It might help to try and squeeze more work between the load and the store. E.g. do two of these in parallel (load/load/mul/mul/store/store). Think about latency vs. throughput, the load and the stores may have high latency but also high throughput so you need to be issuing more of them concurrently (without any dependencies between them). Just off the top of my head.
Actually, in most cases instruction ordering isn't really a factor on modern Intel processors. They operate "out of order" (often abbreviated OoO), which means that they execute instructions (µops really) from a "reorder buffer" as soon as dependencies are satisfied. Since the loads have no dependencies, they will already execute several (possibly many) iterations ahead of the multiplies and stores.
The latency of the store doesn't matter to use, since we aren't immediately using the result.
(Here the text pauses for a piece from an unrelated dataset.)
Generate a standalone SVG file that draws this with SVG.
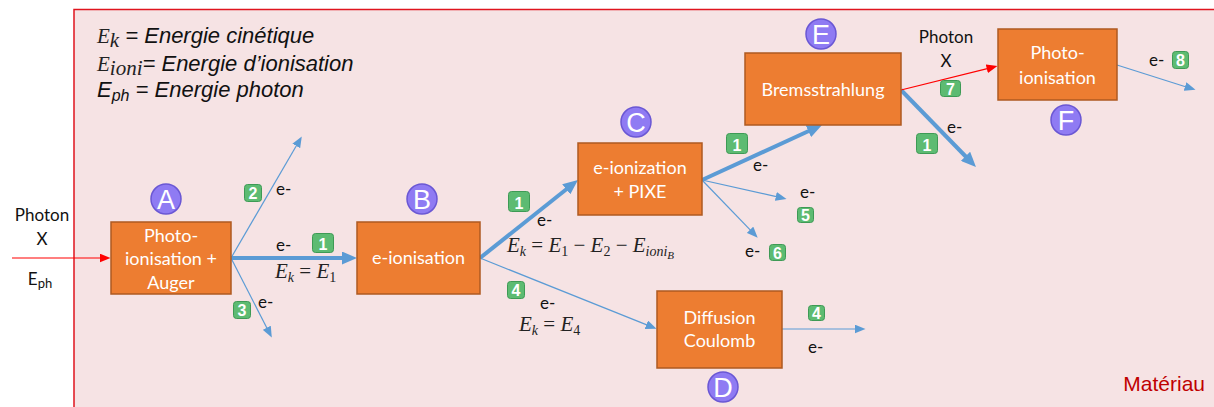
<svg xmlns="http://www.w3.org/2000/svg" width="1214" height="407" viewBox="0 0 1214 407">
<style>
.box{fill:#ED7D31;stroke:#AE5A21;stroke-width:1.5}
.bt{font-family:Lato,"Open Sans",sans-serif;font-size:18px;fill:#fff;text-anchor:middle}
.t{font-family:Lato,"Open Sans",sans-serif;font-size:17px;fill:#111}
.tc{font-family:Lato,"Open Sans",sans-serif;font-size:17px;fill:#111;text-anchor:middle}
.circ{fill:#8F7BF3;stroke:#6A57D4;stroke-width:1.5}
.ct{font-family:"Liberation Sans",Arial,sans-serif;font-size:27px;fill:#fff;text-anchor:middle}
.bg{fill:#5DBB72;stroke:#3E9A55;stroke-width:1}
.bgt{font-family:"Liberation Sans",Arial,sans-serif;font-size:16px;font-weight:bold;fill:#fff;text-anchor:middle}
.thick{stroke:#5B9BD5;stroke-width:4;fill:none}
.thin{stroke:#5B9BD5;stroke-width:1.2;fill:none}
.red{stroke:#FF0000;stroke-width:1.2;fill:none}
.math{font-family:"Liberation Serif","DejaVu Serif",serif;font-size:21px;fill:#222}
.mi{font-style:italic}
.leg{font-family:"Liberation Sans",Arial,sans-serif;font-size:22px;font-style:italic;fill:#111}
</style>
<defs>
<marker id="hThick" markerUnits="userSpaceOnUse" markerWidth="15" markerHeight="13" refX="1" refY="6.5" orient="auto"><path d="M0,0 L15,6.5 L0,13 z" fill="#5B9BD5"/></marker>
<marker id="hThin" markerUnits="userSpaceOnUse" markerWidth="11" markerHeight="9" refX="0.5" refY="4.5" orient="auto"><path d="M0,0 L11,4.5 L0,9 z" fill="#5B9BD5"/></marker>
<marker id="hRed" markerUnits="userSpaceOnUse" markerWidth="11" markerHeight="9" refX="0.5" refY="4.5" orient="auto"><path d="M0,0 L11,4.5 L0,9 z" fill="#FF0000"/></marker>
</defs>
<rect width="1214" height="407" fill="#ffffff"/>
<g id="materiau">
<rect x="74" y="9.5" width="1150" height="410" fill="#F6E3E4" stroke="#E0141E" stroke-width="1.5"/>
<text x="1205" y="391" font-family="'Liberation Sans',Arial,sans-serif" font-size="21" fill="#C00000" text-anchor="end">Matériau</text>
</g>
<g id="legend">
<text class="leg" x="97" y="43"><tspan class="math mi" font-size="25">E</tspan><tspan class="math mi" font-size="18" dy="4">k</tspan><tspan dy="-4"> = Energie cinétique</tspan></text>
<text class="leg" x="97" y="71"><tspan class="math mi" font-size="25">E</tspan><tspan class="math mi" font-size="19" dy="4">ioni</tspan><tspan dy="-4">= Energie d’ionisation</tspan></text>
<text class="leg" x="97" y="97">E<tspan font-size="16" dy="4">ph</tspan><tspan dy="-4"> = Energie photon</tspan></text>
</g>
<g id="connectors">
<line class="red" x1="12" y1="258" x2="100" y2="258" marker-end="url(#hRed)"/>
<line class="thick" x1="231" y1="258" x2="343" y2="258" marker-end="url(#hThick)"/>
<line class="thin" x1="231" y1="258" x2="296.5" y2="145.5" marker-end="url(#hThin)"/>
<line class="thin" x1="231" y1="258" x2="267" y2="328.2" marker-end="url(#hThin)"/>
<line class="thick" x1="480" y1="258" x2="567" y2="188.7" marker-end="url(#hThick)"/>
<line class="thin" x1="480" y1="258" x2="646.8" y2="324.9" marker-end="url(#hThin)"/>
<line class="thick" x1="702" y1="180" x2="809.3" y2="130.8" marker-end="url(#hThick)"/>
<line class="thin" x1="702" y1="180" x2="776.3" y2="196.6" marker-end="url(#hThin)"/>
<line class="thin" x1="702" y1="180" x2="750.4" y2="230.1" marker-end="url(#hThin)"/>
<line class="thick" x1="901" y1="90" x2="966.2" y2="157" marker-end="url(#hThick)"/>
<line class="red" x1="901" y1="90" x2="987.3" y2="68.6" marker-end="url(#hRed)"/>
<line class="thin" x1="1117" y1="65" x2="1185.5" y2="86.7" marker-end="url(#hThin)"/>
<line class="thin" x1="782" y1="329" x2="855" y2="329" marker-end="url(#hThin)"/>
</g>
<g id="labels">
<text class="tc" x="42" y="221">Photon</text>
<text class="tc" x="42" y="245">X</text>
<text class="tc" x="40" y="285">E<tspan font-size="13" dy="3">ph</tspan></text>
<text class="tc" x="946" y="43">Photon</text>
<text class="tc" x="946" y="67">X</text>
<g><rect class="bg" x="244.5" y="184.5" width="17" height="17" rx="3"/><text class="bgt" x="253" y="199">2</text></g>
<text class="t" x="276" y="195">e-</text>
<g><rect class="bg" x="312.5" y="233.5" width="21" height="19" rx="3"/><text class="bgt" x="323" y="250" font-size="19">1</text></g>
<text class="t" x="276" y="251">e-</text>
<text class="math" x="275" y="278"><tspan class="mi">E</tspan><tspan class="mi" font-size="14" dy="4">k</tspan><tspan dy="-4"> = </tspan><tspan class="mi">E</tspan><tspan font-size="14" dy="4">1</tspan></text>
<g><rect class="bg" x="233.5" y="301.5" width="17" height="17" rx="3"/><text class="bgt" x="242" y="316">3</text></g>
<text class="t" x="258" y="308">e-</text>
<g><rect class="bg" x="508.5" y="191.5" width="21" height="20" rx="3"/><text class="bgt" x="519" y="209" font-size="19">1</text></g>
<text class="t" x="537" y="226">e-</text>
<text class="math" x="507" y="252"><tspan class="mi">E</tspan><tspan class="mi" font-size="14" dy="4">k</tspan><tspan dy="-4"> = </tspan><tspan class="mi">E</tspan><tspan font-size="14" dy="4">1</tspan><tspan dy="-4"> − </tspan><tspan class="mi">E</tspan><tspan font-size="14" dy="4">2</tspan><tspan dy="-4"> − </tspan><tspan class="mi">E</tspan><tspan class="mi" font-size="14" dy="4">ioni</tspan><tspan class="mi" font-size="11" dy="3">B</tspan></text>
<g><rect class="bg" x="507.5" y="281.5" width="17" height="17" rx="3"/><text class="bgt" x="516" y="296">4</text></g>
<text class="t" x="540" y="309">e-</text>
<text class="math" x="519" y="331"><tspan class="mi">E</tspan><tspan class="mi" font-size="14" dy="4">k</tspan><tspan dy="-4"> = </tspan><tspan class="mi">E</tspan><tspan font-size="14" dy="4">4</tspan></text>
<g><rect class="bg" x="726.5" y="133.5" width="21" height="20" rx="3"/><text class="bgt" x="737" y="151" font-size="19">1</text></g>
<text class="t" x="753" y="171">e-</text>
<text class="t" x="800" y="198">e-</text>
<g><rect class="bg" x="797.5" y="207.5" width="16" height="15" rx="3"/><text class="bgt" x="805.5" y="221">5</text></g>
<text class="t" x="745" y="257">e-</text>
<g><rect class="bg" x="769.5" y="244.5" width="16" height="16" rx="3"/><text class="bgt" x="777.5" y="258.5">6</text></g>
<g><rect class="bg" x="916.5" y="133.5" width="21" height="20" rx="3"/><text class="bgt" x="927" y="151" font-size="19">1</text></g>
<text class="t" x="947" y="133">e-</text>
<g><rect class="bg" x="940.5" y="80.5" width="20" height="16" rx="3"/><text class="bgt" x="950.5" y="94.5">7</text></g>
<text class="t" x="1149" y="66">e-</text>
<g><rect class="bg" x="1172.5" y="51.5" width="16" height="17" rx="3"/><text class="bgt" x="1180.5" y="66">8</text></g>
<g><rect class="bg" x="808.5" y="305.5" width="16" height="15" rx="3"/><text class="bgt" x="816.5" y="319">4</text></g>
<text class="t" x="808" y="353">e-</text>
</g>
<g id="nodeA"><rect class="box" x="111" y="222" width="120" height="72"/><text class="bt" x="171" y="242">Photo-</text><text class="bt" x="171" y="265">ionisation +</text><text class="bt" x="171" y="289">Auger</text><circle class="circ" cx="166" cy="199" r="15"/><text class="ct" x="166" y="208.5">A</text></g>
<g id="nodeB"><rect class="box" x="357" y="222" width="123" height="72"/><text class="bt" x="418.5" y="264">e-ionisation</text><circle class="circ" cx="422" cy="199" r="15"/><text class="ct" x="422" y="208.5">B</text></g>
<g id="nodeC"><rect class="box" x="578" y="143" width="124" height="72"/><text class="bt" x="640" y="174">e-ionization</text><text class="bt" x="640" y="198">+ PIXE</text><circle class="circ" cx="636" cy="122" r="15"/><text class="ct" x="636" y="131.5">C</text></g>
<g id="nodeD"><rect class="box" x="657" y="291" width="125" height="77"/><text class="bt" x="719.5" y="324">Diffusion</text><text class="bt" x="719.5" y="347">Coulomb</text><circle class="circ" cx="723" cy="387" r="15"/><text class="ct" x="723" y="396.5">D</text></g>
<g id="nodeE"><rect class="box" x="745" y="53" width="156" height="72"/><text class="bt" x="823" y="96">Bremsstrahlung</text><circle class="circ" cx="821" cy="34" r="15"/><text class="ct" x="821" y="43.5">E</text></g>
<g id="nodeF"><rect class="box" x="998" y="29" width="119" height="71"/><text class="bt" x="1057.5" y="59">Photo-</text><text class="bt" x="1057.5" y="84">ionisation</text><circle class="circ" cx="1066" cy="120" r="15"/><text class="ct" x="1066" y="129.5">F</text></g>
</svg>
This doesn't mean that you won't see a benefit from your suggestion, but if you do it will probably be from the reduced loop overhead rather than the improved concurrency.
I'm aware of out of order execution but my experience is that at least with SSE/AVX instruction ordering does matter... The loads do have a dependency on the address for example. Anyways, some experimentation will help, even loop unrolling doesn't always behave the way you'd think.
The loads do have a dependency on the address for example.
Sort of. They depend on the address, but there is nothing that prevents the address from being calculated ahead of time. So what happens is that both the loads and the addition get executed multiple iterations ahead of the multiplication. While we tend to think of one iteration completing before the next begins, from the processors point of view it's just a continuous stream of instructions.
Loops (especially FP loops) are often dependency chains limited wich prevents OoO execution. Unrolling (and using multiple accumulators) help create multiple independent chains that can be executed in parallel.
Edit: for this specific loop the only dependency is on the iteration variables whih is not an issue here, as the loop should only be limited by load/store bandwith, assuming proper scheduling and induction variable elimination from the compiler.